▶ Task: Take the lines from the top down to and including the one with "var yTicks = [50, 100, 150, 200, 250]" and repeat them exactly. Omit images.

>> BEGIN

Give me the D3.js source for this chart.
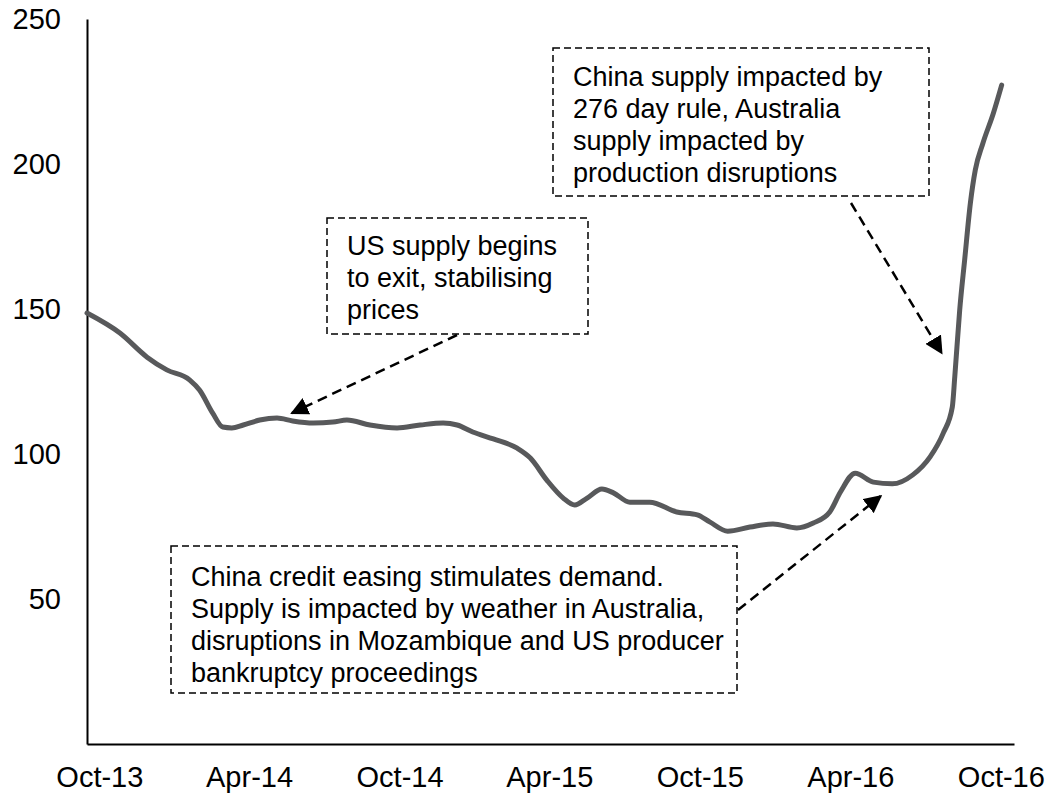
<!DOCTYPE html>
<html>
<head>
<meta charset="utf-8">
<script src="https://cdnjs.cloudflare.com/ajax/libs/d3/7.8.5/d3.min.js"></script>
<style>
body { margin: 0; background: #fff; }
text { font-family: "Liberation Sans", Arial, sans-serif; fill: #000; }
</style>
</head>
<body>
<div id="chart"></div>
<script>
// price index
var dates = [
    "2013-10-01", "2013-11-10", "2013-12-13", "2014-01-06", "2014-02-03", "2014-02-15",
    "2014-03-03", "2014-03-15", "2014-03-26", "2014-04-09", "2014-04-29", "2014-05-20",
    "2014-06-08", "2014-07-03", "2014-07-27", "2014-08-13", "2014-09-10", "2014-10-13",
    "2014-11-10", "2014-12-08", "2014-12-25", "2015-01-13", "2015-02-07", "2015-03-08",
    "2015-03-24", "2015-04-13", "2015-05-03", "2015-05-17", "2015-06-01", "2015-06-19",
    "2015-07-03", "2015-07-23", "2015-08-16", "2015-09-18", "2015-10-13", "2015-10-28",
    "2015-11-19", "2015-12-16", "2016-01-13", "2016-02-11", "2016-03-02", "2016-03-22",
    "2016-04-04", "2016-04-22", "2016-05-14", "2016-06-06", "2016-07-01", "2016-07-22",
    "2016-08-07", "2016-08-18", "2016-08-21", "2016-08-27", "2016-09-02", "2016-09-09",
    "2016-09-15", "2016-09-24", "2016-10-07", "2016-10-17"
]
var prices = [
    148.6, 141.7, 133.4, 129, 125.5, 122,
    114, 109.3, 109, 110, 111.7, 112.4,
    111.4, 110.7, 111, 111.7, 110, 109,
    110, 110.7, 110, 107.6, 105.2, 102,
    98.6, 91, 84.8, 82.4, 84.8, 87.9,
    86.6, 83.4, 83.4, 80, 79, 76.6,
    73.4, 74.8, 75.9, 74.5, 76.2, 80,
    86.9, 93.4, 90.3, 89.7, 92.8, 99,
    107.2, 116.2, 126.6, 149.7, 166.9, 186.6,
    198, 207, 217.6, 227.2
]

var tickDates = ["2013-10-16", "2014-04-16", "2014-10-16", "2015-04-16", "2015-10-16", "2016-04-16", "2016-10-16"]
var tickLabels = ["Oct-13", "Apr-14", "Oct-14", "Apr-15", "Oct-15", "Apr-16", "Oct-16"]
var yTicks = [50, 100, 150, 200, 250]

var noteTop = ["China supply impacted by", "276 day rule, Australia", "supply impacted by", "production disruptions"]
var noteMid = ["US supply begins", "to exit, stabilising", "prices"]
var noteBottom = [
    "China credit easing stimulates demand.",
    "Supply is impacted by weather in Australia,",
    "disruptions in Mozambique and US producer",
    "bankruptcy proceedings"
]

// where each arrow points on the line
var arrowDates = ["2014-06-07", "2016-05-23", "2016-08-05"]
var arrowValues = [114.1, 85.5, 134.8]

var parse = d3.timeParse("%Y-%m-%d")

function create_vis() {
    var svg = d3.select("#chart")
        .append("svg")
        .attr("width", 1048)
        .attr("height", 796)

    var defs = svg.append("defs")
    defs.append("marker")
        .attr("id", "head")
        .attr("viewBox", "0 0 10 10")
        .attr("refX", 9)
        .attr("refY", 5)
        .attr("markerUnits", "userSpaceOnUse")
        .attr("markerWidth", 18)
        .attr("markerHeight", 18)
        .attr("orient", "auto")
        .append("path")
        .attr("d", "M0,0 L10,5 L0,10 Z")
        .attr("fill", "#000")

    return svg
}

function draw_axes(svg, x, y) {
    var xAxis = d3.axisBottom(x)
        .tickValues(tickDates.map(parse))
        .tickFormat((d, i) => tickLabels[i])
        .tickSize(0)
        .tickPadding(22)

    var gx = svg.append("g")
        .attr("transform", "translate(0," + y(0) + ")")
        .call(xAxis)
    gx.select(".domain").attr("stroke", "#000").attr("stroke-width", 2)
    gx.selectAll("text").attr("font-size", 29)

    var yAxis = d3.axisLeft(y)
        .tickValues(yTicks)
        .tickSize(0)
        .tickPadding(26)

    var gy = svg.append("g")
        .attr("transform", "translate(" + x.range()[0] + ",0)")
        .call(yAxis)
    gy.select(".domain").attr("stroke", "#000").attr("stroke-width", 2)
    gy.selectAll("text").attr("font-size", 29)
}

function draw_line(svg, x, y) {
    var points = dates.map((d, i) => ({date: parse(d), value: prices[i]}))

    var line = d3.line()
        .x(d => x(d.date))
        .y(d => y(d.value))
        .curve(d3.curveMonotoneX)

    svg.append("path")
        .datum(points)
        .attr("d", line)
        .attr("fill", "none")
        .attr("stroke", "#58595b")
        .attr("stroke-width", 5)
        .attr("stroke-linecap", "round")
}

function draw_note(svg, lines, box, firstBaseline) {
    svg.append("rect")
        .attr("x", box[0])
        .attr("y", box[1])
        .attr("width", box[2])
        .attr("height", box[3])
        .attr("fill", "#fff")
        .attr("stroke", "#000")
        .attr("stroke-width", 1.5)
        .attr("stroke-dasharray", "7,4")

    svg.append("g")
        .selectAll("text")
        .data(lines)
        .enter()
        .append("text")
        .attr("x", box[0] + 20)
        .attr("y", (d, i) => firstBaseline + i * 32)
        .attr("font-size", 27)
        .text(d => d)
}

function draw_arrow(svg, x, y, from, i) {
    svg.append("line")
        .attr("x1", from[0])
        .attr("y1", from[1])
        .attr("x2", x(parse(arrowDates[i])))
        .attr("y2", y(arrowValues[i]))
        .attr("stroke", "#000")
        .attr("stroke-width", 2.5)
        .attr("stroke-dasharray", "10,6")
        .attr("marker-end", "url(#head)")
}

function init_chart() {
    var svg = create_vis()

    var x = d3.scaleTime()
        .domain([parse("2013-10-01"), parse("2016-11-01")])
        .range([87, 1014])

    var y = d3.scaleLinear()
        .domain([0, 250])
        .range([744, 19])

    draw_axes(svg, x, y)
    draw_line(svg, x, y)

    draw_note(svg, noteTop, [553, 48, 376, 148], 86)
    draw_note(svg, noteMid, [327, 218, 261, 116], 255)
    draw_note(svg, noteBottom, [171, 546, 566, 147], 586)

    draw_arrow(svg, x, y, [457, 335], 0)
    draw_arrow(svg, x, y, [738, 610], 1)
    draw_arrow(svg, x, y, [851, 203], 2)
}

init_chart()
</script>
</body>
</html>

>> END

▶ Output below:
Give me the D3.js source for this chart.
<!DOCTYPE html>
<html>
<head>
<meta charset="utf-8">
<script src="https://cdnjs.cloudflare.com/ajax/libs/d3/7.8.5/d3.min.js"></script>
<style>
body { margin: 0; background: #fff; }
text { font-family: "Liberation Sans", Arial, sans-serif; fill: #000; }
</style>
</head>
<body>
<div id="chart"></div>
<script>
// price index
var dates = [
    "2013-10-01", "2013-11-10", "2013-12-13", "2014-01-06", "2014-02-03", "2014-02-15",
    "2014-03-03", "2014-03-15", "2014-03-26", "2014-04-09", "2014-04-29", "2014-05-20",
    "2014-06-08", "2014-07-03", "2014-07-27", "2014-08-13", "2014-09-10", "2014-10-13",
    "2014-11-10", "2014-12-08", "2014-12-25", "2015-01-13", "2015-02-07", "2015-03-08",
    "2015-03-24", "2015-04-13", "2015-05-03", "2015-05-17", "2015-06-01", "2015-06-19",
    "2015-07-03", "2015-07-23", "2015-08-16", "2015-09-18", "2015-10-13", "2015-10-28",
    "2015-11-19", "2015-12-16", "2016-01-13", "2016-02-11", "2016-03-02", "2016-03-22",
    "2016-04-04", "2016-04-22", "2016-05-14", "2016-06-06", "2016-07-01", "2016-07-22",
    "2016-08-07", "2016-08-18", "2016-08-21", "2016-08-27", "2016-09-02", "2016-09-09",
    "2016-09-15", "2016-09-24", "2016-10-07", "2016-10-17"
]
var prices = [
    148.6, 141.7, 133.4, 129, 125.5, 122,
    114, 109.3, 109, 110, 111.7, 112.4,
    111.4, 110.7, 111, 111.7, 110, 109,
    110, 110.7, 110, 107.6, 105.2, 102,
    98.6, 91, 84.8, 82.4, 84.8, 87.9,
    86.6, 83.4, 83.4, 80, 79, 76.6,
    73.4, 74.8, 75.9, 74.5, 76.2, 80,
    86.9, 93.4, 90.3, 89.7, 92.8, 99,
    107.2, 116.2, 126.6, 149.7, 166.9, 186.6,
    198, 207, 217.6, 227.2
]

var tickDates = ["2013-10-16", "2014-04-16", "2014-10-16", "2015-04-16", "2015-10-16", "2016-04-16", "2016-10-16"]
var tickLabels = ["Oct-13", "Apr-14", "Oct-14", "Apr-15", "Oct-15", "Apr-16", "Oct-16"]
var yTicks = [50, 100, 150, 200, 250]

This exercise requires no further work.